I have imported SAS data into R, using rio:
library(rio)
r<-import("S:/MyFolder/MyData.sas7bdat", catalog_file = "S:/MyFolder/formatsforr.sas7bcat")
That gives my r, which has column r$Race (storing atomic values 1,2,3, and 4), which has an attribute that seems to store my Race format (0="All", 1="White", ..., 8="Unknown", ...). I want to convert r$Race to a factor, using the attributes. I want to do this for many columns.
If I had used haven, I could have done this:
library(haven)
h <- read_sas("S:/MyFolder/MyData.sas7bdat", "S:/MyFolder/formatsforr.sas7bcat")
h$Race <- as_factor(h$Race) # as_factor is a haven function that converts the column to a factor, using the format to label the factor values.
But as_factor fails with r (with the object that rio created).

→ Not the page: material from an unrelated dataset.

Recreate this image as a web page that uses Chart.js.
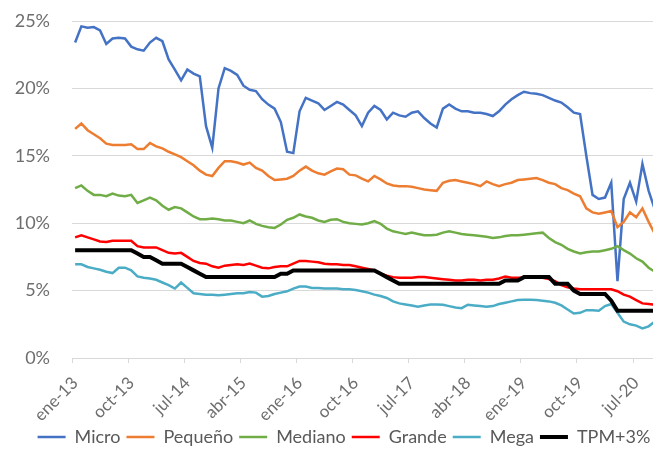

I'm hoping to just use rio, which we like more that haven for other reasons. I am trying to create simple examples for other coders in my health department to use. I would like to minimize the number of packages they need to learn and load, so we can focus our learning.
In case this helps:
as_factor(r$Race)
returns this:
Error in UseMethod("as_factor") : no applicable method for 'as_factor' applied to an object of class "c('double', 'numeric')"
str(r$Race)
returns:
atomic [1:7776] 1 2 3 4 1 2 3 4 1 2 ... - attr(, "label")= chr "Race (1=W,2=B,3=NatAm/AKNat,4=Asian/PacIs)" - attr(, "format.sas")= chr "POPEST199XRACE" - attr(, "labels")= Named num [1:10] 0 1 2 3 4 0 1 2 3 4 ..- attr(, "names")= chr [1:10] "Total" "White" "Black" "American Indian or Alaska Native" ...
str(h$Race)
returns:
Class 'labelled' atomic [1:7776] 1 2 3 4 1 2 3 4 1 2 ... ..- attr(, "label")= chr "Race (1=W,2=B,3=NatAm/AKNat,4=Asian/PacIs)" ..- attr(, "format.sas")= chr "POPEST199XRACE" ..- attr(, "labels")= Named num [1:10] 0 1 2 3 4 0 1 2 3 4 .. ..- attr(, "names")= chr [1:10] "Total" "White" "Black" "American Indian or Alaska Native" ...
Right after running the import(...), running:
dput(head(r$Race))# returns this:
c(1, 2, 3, 4, 1, 2)
Right after running the read_sas(...), running:
dput(head(h$Race)) # returns this:
structure( c(1, 2, 3, 4, 1, 2),
labels = structure(c(0, 1, 2, 3, 4, 0, 1, 2, 3, 4),
.Names = c("Total", "White", "Black", "American Indian or Alaska Native",
"Asian or Pacific Islander", "Total", "White", "Black",
"American Indian or Alaska Native", "Asian or Pacific Islander")),
class = "labelled")
I did not find an online .sas7bcat file. I could post SAS code to create it and the data file.